I know new media studios are trying to delve into longer fare, but uber-short-form is the perfect video product for a medium where a billion distractions lie behind a million links a mouse click away. It’s respectful of the viewer. It knows you’re busy, so it only asks for a literal minute (or less!) of your time. If that minute (or less!) is comprised of quality entertainment, that’s great! You were just entertained. If it’s bad, no worries! You only wasted a minute (or less!) of your time.
The format is sustainable, too.
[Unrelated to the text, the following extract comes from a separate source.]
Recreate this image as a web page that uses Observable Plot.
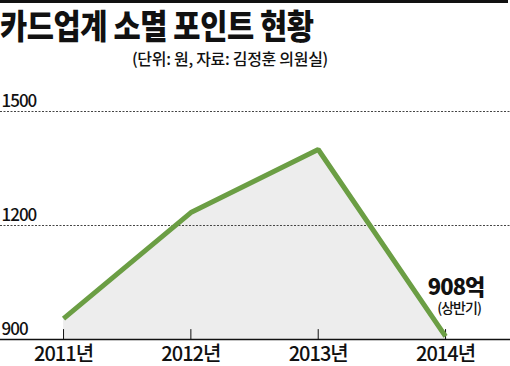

Big (and even smallish) budget web series with a 10 or 12-episode story arc and a beginning, middle and end can oftentimes start and finish before audiences even discover they exist. But the uber-short-form can stretch those same production dollars and work hours into tens, if not hundreds of installments.
All that’s why I’m in like with 5-Second Films. The online destination for uber-short-form entertainment was created by Brian “Boss Man” Firenzi in 2005, “after being disappointed by so man 5,400-second films.” All films on the site must abide by 5-Second Films’ Rules. There must be 2 seconds of beginning titles, 5 seconds of film, 1 second of end titles. The Boss Man along with a handful of talented friends and few cameo filmmakers have so far created and uploaded 694 films abiding by those rules. And counting. A brand new 5-Second film debuts on the site every weekday.
The recent submissions by comedian Patton Oswalt are great (Crabwalkin’!) and fit perfectly with the one-punchline-and-done, simple and random irreverence of 5-Second Film’s in-house troupe, who believe no idea is too bold, no premise too awkward, no situation too strange, no interaction too mundane. The opportunity costs for five seconds worth of film are such that the filmmakers have just enough time to try anything. And oftentimes, that anything works.
Spend a couple minutes on 5SecondFilms.com, watch 40 or 60 of Firenzi and company’s films, and you’ll see what I mean.